May, a colored bunting canopy, with stuffed birds mounted here and there. It was Mrs. George W. Gay’s apron table, with Mrs. George Bateman assisting. June, a canopy of lace draperies. attended by Mrs. Henry W Barrett. Mrs. Sarah Thompson and Mrs. Marcia Winslow. July, flags and Chinese lanterns—the refreshment table, with Maria Colburn and Nellie Babcock doing the honors. August, a boat with sail set—the fish pond with Mrs. Stanford Mitchell and Mrs. F. W. Talbot. as the managing anglers. September, straw, wheat and corn covering the decoration—the harvest home of canned fruit, and vegetables. Mrs. Addie Cragin and Mrs. Perley Thompson were the housewives. October, a covering of furs with sluffed animals for decorations- the cake table with Miss Fannie Cragin and Mrs. Fred Colburn as managers November, snow-covered roof with embroidered draperies, fancy goods, table with Mr.Frank Fales and Miss Susie Wheelock as saleswomen. December. a roof of evergreens. the Christmas Home of Dolls and Christmas goods. Mrs. Albert Webb, Mrs. Charles Pond and Mrs. Ezra Hubbard in charge.

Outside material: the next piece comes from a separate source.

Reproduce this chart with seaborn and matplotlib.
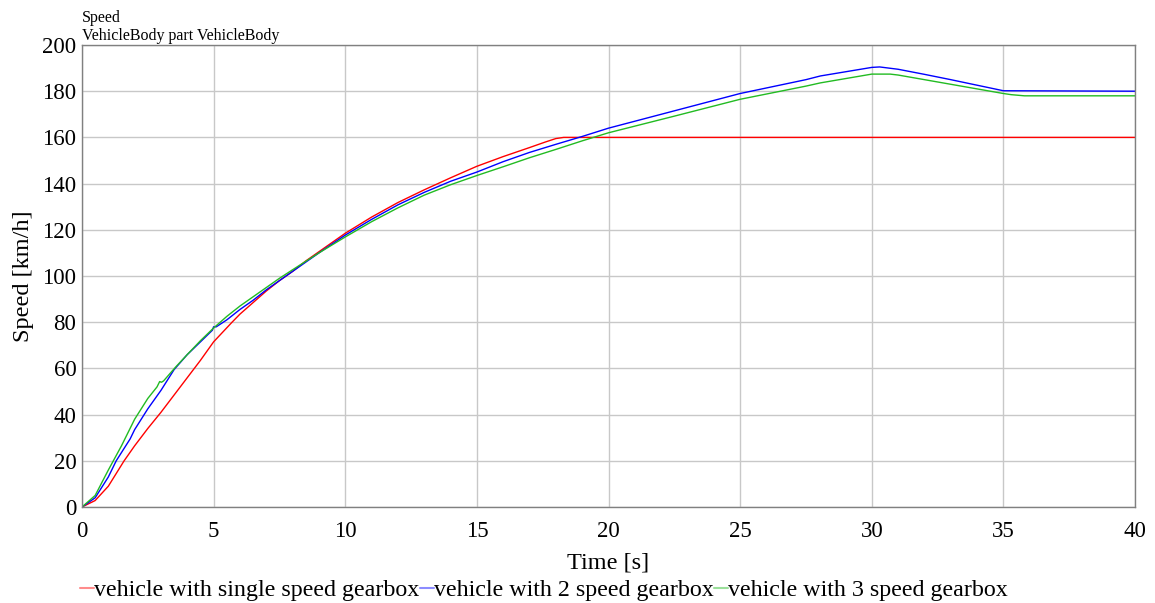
import matplotlib
matplotlib.use("Agg")
import matplotlib.pyplot as plt
import seaborn as sns
import pandas as pd
from matplotlib.lines import Line2D

# ---- data ----
t_single = [0, 0.5, 1.0, 1.6, 2.0, 2.5, 3.0, 3.5, 4.0, 4.5, 5.0, 5.7, 6.0, 6.5, 7.0, 7.5, 8.0, 8.5,
            9.0, 9.5, 10.0, 11.0, 12.0, 13.0, 14.0, 15.0, 16.0, 17.0, 17.6, 18.0, 18.3, 25.0, 30.0,
            35.0, 40.0]
v_single = [0, 2.8, 9, 20, 26.5, 34, 41, 48.5, 56, 63.5, 71.5, 80, 83.5, 88.5, 93.5, 98, 102, 106.5,
            110.5, 114.5, 118.5, 125.5, 131.8, 137.3, 142.5, 147.5, 151.7, 155.6, 158, 159.5, 160,
            160, 160, 160, 160]

t_two = [0, 0.5, 1.0, 1.3, 1.83, 2.0, 2.5, 3.0, 3.5, 4.0, 4.5, 4.95, 5.0, 5.1, 5.5, 6.0, 6.5, 7.0,
         7.5, 8.0, 9.0, 10.0, 11.0, 12.0, 13.0, 14.0, 15.0, 16.0, 17.0, 18.0, 19.0, 20.0, 22.5,
         25.0, 27.5, 28.05, 30.0, 30.3, 31.0, 32.0, 33.0, 34.0, 35.0, 40.0]
v_two = [0, 4, 13, 20, 29.5, 33.5, 42.5, 50.5, 59.5, 66, 71.5, 76.5, 78, 78, 81, 85.5, 89.5, 94,
         98, 102, 110, 117.7, 124.5, 130.8, 136.2, 141, 145, 149.5, 153.5, 157, 160.4, 164, 171.5,
         179, 185, 186.6, 190.3, 190.5, 189.5, 187.3, 185, 182.6, 180.2, 180]

t_three = [0, 0.5, 1.0, 1.5, 2.0, 2.5, 2.85, 2.95, 3.02, 3.1, 3.55, 4.0, 4.5, 5.0, 5.5, 6.0, 6.5,
           7.0, 7.5, 8.0, 9.0, 10.0, 11.0, 12.0, 13.0, 14.0, 15.0, 16.0, 17.0, 18.0, 19.0, 20.0,
           22.5, 25.0, 27.5, 28.05, 30.0, 30.7, 31.0, 32.0, 33.0, 34.0, 35.0, 35.3, 35.8, 40.0]
v_three = [0, 5, 16, 26.5, 38, 47, 52, 54.3, 54, 54.6, 60.5, 66, 72, 77.5, 82.5, 87, 91, 95, 99,
           102.7, 110, 116.9, 123.5, 129.5, 135, 139.5, 143.5, 147.3, 151.2, 154.8, 158.5, 162,
           169.2, 176.5, 182.2, 183.6, 187.4, 187.4, 187, 185, 183, 181, 179, 178.5, 178, 178]

labels = ["vehicle with single speed gearbox", "vehicle with 2 speed gearbox",
          "vehicle with 3 speed gearbox"]
colors = ["#ff0000", "#0000ff", "#22bb22"]
x_ticks = [0, 5, 10, 15, 20, 25, 30, 35, 40]
y_ticks = [0, 20, 40, 60, 80, 100, 120, 140, 160, 180, 200]

# ---- styling ----
sns.set_style("white")
plt.rcParams["font.family"] = ["Liberation Serif", "DejaVu Serif"]
plt.rcParams["text.color"] = "black"
plt.rcParams["axes.labelcolor"] = "black"
plt.rcParams["xtick.color"] = "black"
plt.rcParams["ytick.color"] = "black"

fig = plt.figure(figsize=(11.55, 6.03), dpi=100)
ax = fig.add_axes([82 / 1155, 1 - 507 / 603, (1135 - 82) / 1155, (507 - 45) / 603])

series = [(t_single, v_single), (t_two, v_two), (t_three, v_three)]
for (t, v), lab, col in zip(series, labels, colors):
    df = pd.DataFrame({"t": t, "v": v})
    sns.lineplot(data=df, x="t", y="v", ax=ax, color=col, linewidth=1.0,
                 estimator=None, sort=False, label=lab)

ax.set_xlim(0, 40)
ax.set_ylim(0, 200)
ax.set_xticks(x_ticks)
ax.set_yticks(y_ticks)
ax.tick_params(axis="both", labelsize=16.5, direction="in", length=5, color="#707070",
               labelcolor="black", width=1)
ax.tick_params(axis="x", pad=10)
ax.tick_params(axis="y", pad=4)
ax.grid(True, color="#c8c8c8", linewidth=1)
for s in ax.spines.values():
    s.set_color("#808080")
    s.set_linewidth(1)
ax.set_xlabel("Time [s]", fontsize=17.5, labelpad=8, color="black")
ax.set_ylabel("Speed [km/h]", fontsize=17.5, labelpad=6, color="black")

ax.get_legend().remove()
handles = [Line2D([0], [0], color=c, linewidth=1.5, alpha=0.45) for c in colors]
fig.legend(handles, labels, loc="center left", bbox_to_anchor=(80 / 1155, 1 - 590 / 603),
           ncol=3, frameon=False, fontsize=17.3, handlelength=0.6, handletextpad=0.0,
           columnspacing=0.0, borderaxespad=0, borderpad=0, labelcolor="black")

fig.text(82 / 1155, 1 - 18 / 603, "Speed", fontsize=11.5, ha="left", va="center",
         color="black")
fig.text(82 / 1155, 1 - 36 / 603, "VehicleBody part VehicleBody", fontsize=11.5,
         ha="left", va="center", color="black")

fig.savefig("out.png", dpi=100)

The first night of the fair saw a big crowd present and a good crowd on the second night, not withstanding the rain. The music of the home orchestra of five pieces was very acceptable each night and the farces were given in a most entertaining manner, with great credit to the participants. The tables were well patronized and the money taken will doubtless go ahead of former years. The ladies of the Circle have worked hard for success and were well repaid for their toil. No definite figure can be given at this writing.”
Kindly, Whimsical Ghosts!
I don’t know how you feel about it. Old Timers, but this Tiotian finds no place in Norwood where the kindly, whimsical ghost of the past crowd and press so instantly as they do around the skeleton of Village Hall.